Poll: 2/3 Of Americans Unhappy With Income & Wealth Distribution
MIAMI (CBSMiami) – Roughly two out of three Americans are unhappy with the current distribution of income and wealth in the United States, according to the latest Gallup Poll.
Breaking the numbers down by political party identification, three-fourths of Democrats don't approve of the income distribution compared to 70 percent of independents and 54 percent of Republicans. Forty-three percent of Democrats and independents are "strongly dissatisfied" with the U.S.' current income and wealth distribution, according to the Gallup Poll.
The Great Recession and the collapsed job market also played a role in the general dissatisfaction with the income distribution. Roughly 54 percent of Americans are satisfied that if you work hard in the U.S. you can "get ahead." Those numbers are starkly lower than the 70 percent who agreed with that statement just before the Great Recession hit in late 2007.

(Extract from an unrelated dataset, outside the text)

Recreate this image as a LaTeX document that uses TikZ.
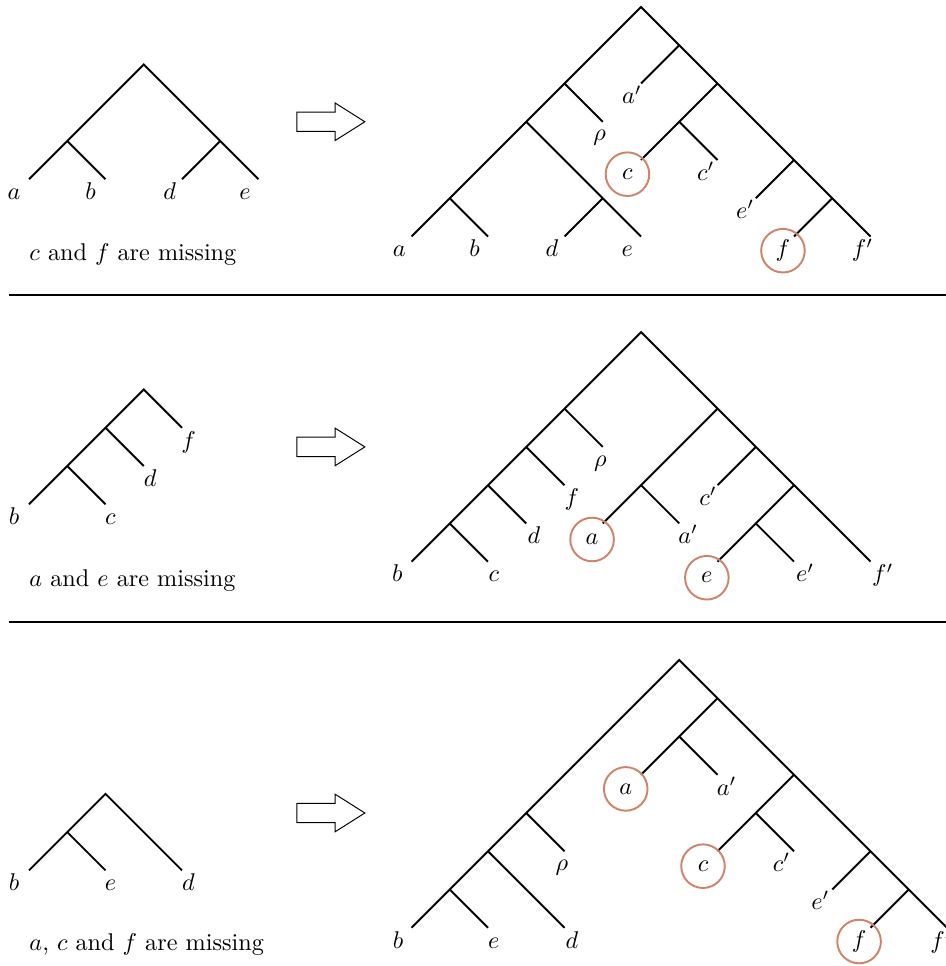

All of it presents both Republicans and Democrats with a tricky political agenda to move forward in the coming months. After several years of Republican-led and White House approved austerity and pro-business policies, Americans seem to want more of the wealth shared with the workers making the businesses run.
President Barack Obama spoke of income inequality during a late December 2013 speech and is expected to once again highlight the problems in the upcoming State of the Union address.
Both the White House and the GOP-led House of Representatives have competing jobs plans currently dead on arrival in both houses of Congress over partisan concerns.
But with a crumbling infrastructure and growing angst among the working class who are seeing wages drop while executive and Wall Street pay explodes, it could become the political issue that drives the elections in 2014 and the presidential election in 2016.